The intention of FMI is that a modelling environment can generate C-Code from a dynamic system model that can be exported to other modelling and simulation environments either in source or binary form.

Models are described by differential, algebraic and discrete equations with time-, state- and step- events. In particular, all Modelica 3.2.2 models are supported and all Modelica variable attributes (like units and display units) as well as description texts can be exchanged. The models to be treated by this interface can be large for usage in offline or online simulation or can be used in embedded control systems on micro-processors. It is possible to utilize several instances of a model and to connect models hierarchically.

A model is independent of the target simulator since it does not use a simulator specific header file as in other approaches. A model is distributed in one zip-file with the extension ".fmu" (Functional Mockup Unit) that contains several files:

    An xml-file contains the definition of all variables in the model and other model information. It is then possible to run the model on a target system without this information, i.e., with no unnecessary overhead.

    All needed model equations are provided with a small set of easy to use C-functions.

    Additional data can be included in the zip-file, especially maps and tables needed by the model.

In this tutorial you will be introduced to the FMI standard and you will be able to do hands-on exercises regarding model FMI export, import, and co-simulation.

Tutorial 3: Collaborative Modelling and Cosimulation using Crescendo: Tools and techniques for Designing Embedded Systems

Tutor: Prof. Peter Gorm Larsen (Aarhus University, Denmark)
Room: AHA-rummet, Building E, First Floor (http://www.ida.liu.se/department/location/search.en.shtml?keyword=AHA%20rumet)

The embedded systems market is a lively place, and there is growing demand for rapid innovation of products that make exploit new materials, sensors and computing hardware, often through clever and complex software. In this context, developers have to form creative teams out of disparate disciplines but the semantic gaps between disciplines cost time and money because misunderstandings are often only detected when the physical product is built and software fails to control it properly. How can model-based development work if these teams of specialist engineers describe different parts of the product and its environment in very different ways, and can formal techniques help?

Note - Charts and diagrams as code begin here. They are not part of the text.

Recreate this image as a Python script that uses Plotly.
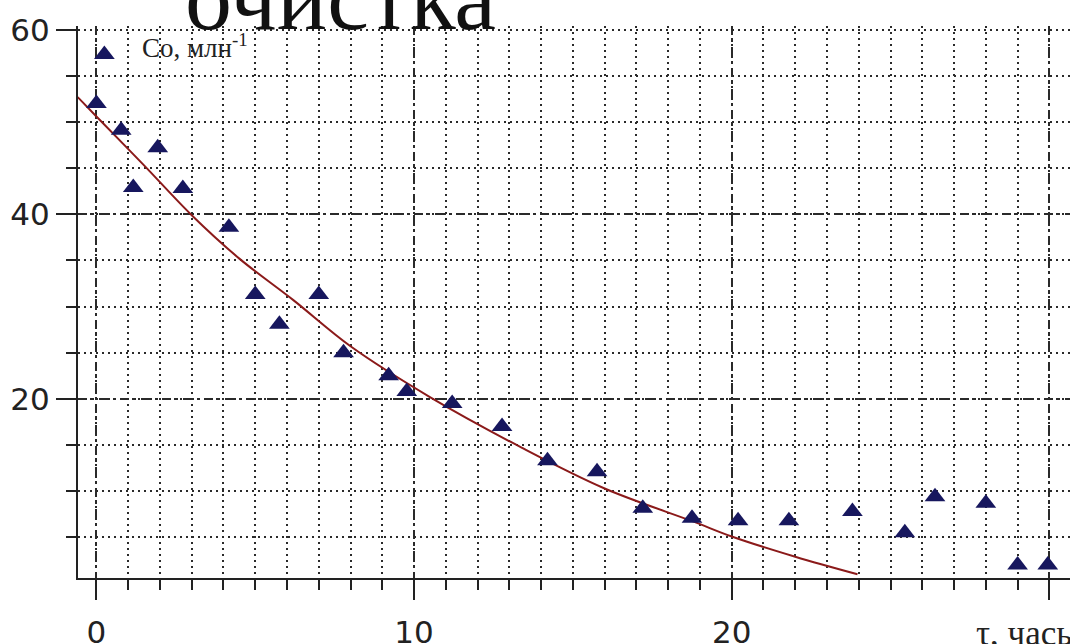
import plotly.graph_objects as go

# measured points: time (hours) and concentration
tau = [0, 0.25, 0.78, 1.16, 1.93, 2.72, 4.17, 5.0, 5.76, 7.0, 7.78, 9.2, 9.77,
       11.2, 12.77, 14.2, 15.76, 17.2, 18.75, 20.2, 21.8, 23.8, 25.45, 26.4,
       28.0, 29.0, 29.95]
co = [52.0, 57.3, 49.1, 42.9, 47.2, 42.8, 38.6, 31.3, 28.1, 31.3, 25.0, 22.5,
      20.8, 19.5, 17.0, 13.3, 12.1, 8.15, 7.07, 6.8, 6.8, 7.8, 5.5, 9.4,
      8.7, 2.0, 2.0]

# trend curve
curve_tau = [-0.59, 0, 1.5, 3, 4.5, 6.2, 8, 10.5, 13.4, 16, 18.8, 20, 22, 23.96]
curve_co = [52.7, 50.6, 45.3, 39.9, 35.2, 30.7, 25.7, 20.2, 14.7, 10.3, 6.7,
            5.1, 2.9, 1.0]

x_tickvals = [0, 10, 20, 30]
x_ticktext = ["0", "10", "20", ""]
y_tickvals = [20, 40, 60]
y_ticktext = ["20", "40", "60"]
y_major_grid = [20, 40]

title_text = "очистка"
y_label = "Со, млн<sup>-1</sup>"
x_label = "τ, часы"

XR = [-0.58, 30.65]
YR = [0.6, 60.4]
GRID = "#2a2a2a"

fig = go.Figure()
fig.add_trace(go.Scatter(x=curve_tau, y=curve_co, mode="lines",
                         line=dict(color="#8b1a1a", width=2, shape="spline"),
                         hoverinfo="skip", showlegend=False))
fig.add_trace(go.Scatter(x=tau, y=co, mode="markers", yaxis="y2",
                         marker=dict(symbol="triangle-up", size=18, color="#17175e",
                                     line=dict(width=0)),
                         showlegend=False))

fig.update_layout(
    width=1070, height=644, autosize=False,
    margin=dict(l=78, r=0, t=26, b=66),
    paper_bgcolor="white", plot_bgcolor="white",
    font=dict(family="DejaVu Sans", color="#222"),
    xaxis=dict(range=XR, tickmode="array", tickvals=x_tickvals, ticktext=x_ticktext,
               automargin=False,
               showgrid=True, gridcolor=GRID, gridwidth=1.5,
               griddash="9px,5px,2px,5px",
               ticks="outside", ticklen=20, tickwidth=2, tickcolor="#222",
               showline=True, linecolor="#222", linewidth=2,
               tickfont=dict(size=31, family="DejaVu Sans", color="#222"),
               ticklabelstandoff=6,
               zeroline=False,
               minor=dict(dtick=1, tick0=0, ticks="outside", ticklen=10,
                          tickwidth=2, tickcolor="#222",
                          showgrid=True, gridcolor=GRID, gridwidth=1.5,
                          griddash="2px,4px")),
    yaxis=dict(range=YR, tickmode="array", tickvals=y_tickvals, ticktext=y_ticktext,
               automargin=False,
               showgrid=False,
               ticks="outside", ticklen=20, tickwidth=2, tickcolor="#222",
               showline=True, linecolor="#222", linewidth=2,
               tickfont=dict(size=31, family="DejaVu Sans", color="#222"),
               zeroline=False,
               minor=dict(dtick=5, tick0=0, ticks="outside", ticklen=10,
                          tickwidth=2, tickcolor="#222",
                          showgrid=True, gridcolor=GRID, gridwidth=1.5,
                          griddash="2px,4px")),
    yaxis2=dict(range=YR, overlaying="y", tickmode="array", tickvals=y_major_grid,
                automargin=False,
                showticklabels=False, ticks="", showline=False, zeroline=False,
                showgrid=True, gridcolor=GRID, gridwidth=1.5,
                griddash="9px,5px,2px,5px"),
    annotations=[
        dict(text=title_text, xref="paper", yref="paper", x=0.265, y=0.955,
             xanchor="center", yanchor="bottom", showarrow=False,
             font=dict(family="Liberation Serif", size=94, color="#111")),
        dict(text=y_label, xref="paper", yref="paper", x=0.0625, y=0.93,
             xanchor="left", yanchor="bottom", showarrow=False,
             font=dict(family="Liberation Serif", size=27, color="#222")),
        dict(text=x_label, xref="paper", yref="paper", x=0.903, y=-0.14,
             xanchor="left", yanchor="bottom", showarrow=False,
             font=dict(family="Liberation Serif", size=35, color="#222")),
    ],
)

fig.write_html("out.html")
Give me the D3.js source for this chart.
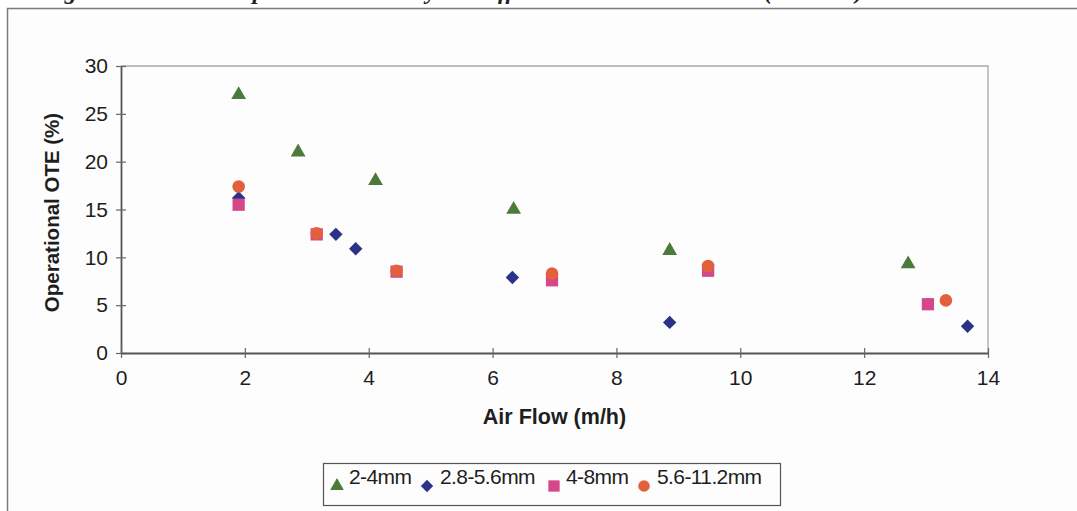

We have been developing practical methods for collaborative creation of “co-models” composed of discrete-event models of control devices/software and continuous-time models of the controlled devices and the environment, bridging gaps between software and other engineering disciplines. Reconciled operational semantics permit co-models to be “co-simulated”, allowing us to explore the design spaces of physics and software together, so that we can trade off alternatives on such bases as performance, energy consumption and cost before committing to a solution.

Our tutorial mixes lectures, discussions and opportunities for hands-on tool-based modelling using the new Crescendo toolset linking Overture-VDM and 20-sim tools. We will introduce the principles of co-modelling and co-simulation and give participants the opportunity to experiment with co-model creation and modification. We will present the experience gained in developing Crescendo, and with its industry application in the DESTECS project (www.destecs.org).